> _What you should do_
Copy the data that follows, character for character, minus the pictures.

┄┄┄┄┄┄┄┄┄┄

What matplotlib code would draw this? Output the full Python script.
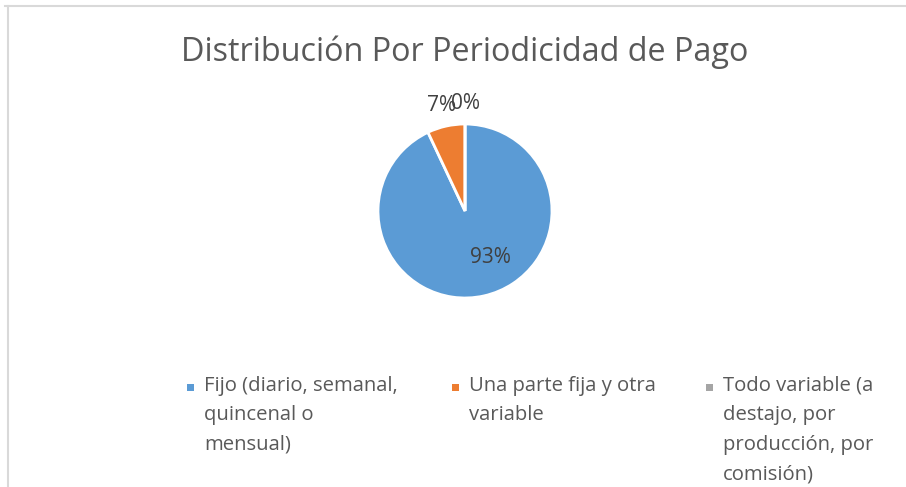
import matplotlib.pyplot as plt
from matplotlib.patches import Rectangle
from matplotlib.lines import Line2D
import numpy as np

plt.rcParams['font.family'] = ['Open Sans', 'DejaVu Sans']

title = "Distribución Por Periodicidad de Pago"
categories = ["Fijo (diario, semanal,\nquincenal o\nmensual)",
              "Una parte fija y otra\nvariable",
              "Todo variable (a\ndestajo, por\nproducción, por\ncomisión)"]
values = [93, 7, 0]
pct_labels = ["93%", "7%", "0%"]
colors = ["#5B9BD5", "#ED7D31", "#A5A5A5"]
text_color = "#404040"

W, H = 906, 487
fig = plt.figure(figsize=(W / 100, H / 100), dpi=100)

# chart frame (only top and left edges are visible in the crop)
fig.add_artist(Line2D([5 / W, 1], [1 - 6 / H, 1 - 6 / H], color="#D9D9D9", lw=1.5))
fig.add_artist(Line2D([8 / W, 8 / W], [0, 1 - 6 / H], color="#D9D9D9", lw=1.5))

fig.text(465 / W, 1 - 52 / H, title, ha="center", va="center",
         fontsize=23.3, color="#595959")

ax = fig.add_axes([(465 - 87) / W, 1 - (211 + 87) / H, 174 / W, 174 / H])
wedges, _ = ax.pie(values, colors=colors, startangle=90, counterclock=False,
                   wedgeprops=dict(edgecolor="white", linewidth=2))
ax.set_xlim(-1, 1)
ax.set_ylim(-1, 1)
ax.set_aspect("equal")

# data labels: big slice inside, small ones outside
cum = np.cumsum([0] + values)
total = sum(values)
for i, lab in enumerate(pct_labels):
    mid = 90 - 360 * (cum[i] + cum[i + 1]) / 2 / total
    if values[i] > 50:
        x, y = 0.29, -0.53
    else:
        x, y = 1.24 * np.cos(np.radians(mid)), 1.24 * np.sin(np.radians(mid))
    ax.text(x, y, lab, ha="center", va="center", fontsize=15, color=text_color,
            clip_on=False)

# legend, drawn by hand so that the wrapped labels hang from the top line
leg_x = [190, 455, 709]
for i, (lab, c) in enumerate(zip(categories, colors)):
    fig.add_artist(Rectangle(((leg_x[i] - 3) / W, 1 - 391 / H), 7 / W, 7 / H,
                             facecolor=c, edgecolor="none"))
    fig.text((leg_x[i] + 14) / W, 1 - 376 / H, lab, ha="left", va="top",
             fontsize=14.6, color="#595959", linespacing=1.63)

fig.savefig("out.png", dpi=100)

┄┄┄┄┄┄┄┄┄┄

> _Result_
What matplotlib code would draw this? Output the full Python script.
import matplotlib.pyplot as plt
from matplotlib.patches import Rectangle
from matplotlib.lines import Line2D
import numpy as np

plt.rcParams['font.family'] = ['Open Sans', 'DejaVu Sans']

title = "Distribución Por Periodicidad de Pago"
categories = ["Fijo (diario, semanal,\nquincenal o\nmensual)",
              "Una parte fija y otra\nvariable",
              "Todo variable (a\ndestajo, por\nproducción, por\ncomisión)"]
values = [93, 7, 0]
pct_labels = ["93%", "7%", "0%"]
colors = ["#5B9BD5", "#ED7D31", "#A5A5A5"]
text_color = "#404040"

W, H = 906, 487
fig = plt.figure(figsize=(W / 100, H / 100), dpi=100)

# chart frame (only top and left edges are visible in the crop)
fig.add_artist(Line2D([5 / W, 1], [1 - 6 / H, 1 - 6 / H], color="#D9D9D9", lw=1.5))
fig.add_artist(Line2D([8 / W, 8 / W], [0, 1 - 6 / H], color="#D9D9D9", lw=1.5))

fig.text(465 / W, 1 - 52 / H, title, ha="center", va="center",
         fontsize=23.3, color="#595959")

ax = fig.add_axes([(465 - 87) / W, 1 - (211 + 87) / H, 174 / W, 174 / H])
wedges, _ = ax.pie(values, colors=colors, startangle=90, counterclock=False,
                   wedgeprops=dict(edgecolor="white", linewidth=2))
ax.set_xlim(-1, 1)
ax.set_ylim(-1, 1)
ax.set_aspect("equal")

# data labels: big slice inside, small ones outside
cum = np.cumsum([0] + values)
total = sum(values)
for i, lab in enumerate(pct_labels):
    mid = 90 - 360 * (cum[i] + cum[i + 1]) / 2 / total
    if values[i] > 50:
        x, y = 0.29, -0.53
    else:
        x, y = 1.24 * np.cos(np.radians(mid)), 1.24 * np.sin(np.radians(mid))
    ax.text(x, y, lab, ha="center", va="center", fontsize=15, color=text_color,
            clip_on=False)

# legend, drawn by hand so that the wrapped labels hang from the top line
leg_x = [190, 455, 709]
for i, (lab, c) in enumerate(zip(categories, colors)):
    fig.add_artist(Rectangle(((leg_x[i] - 3) / W, 1 - 391 / H), 7 / W, 7 / H,
                             facecolor=c, edgecolor="none"))
    fig.text((leg_x[i] + 14) / W, 1 - 376 / H, lab, ha="left", va="top",
             fontsize=14.6, color="#595959", linespacing=1.63)

fig.savefig("out.png", dpi=100)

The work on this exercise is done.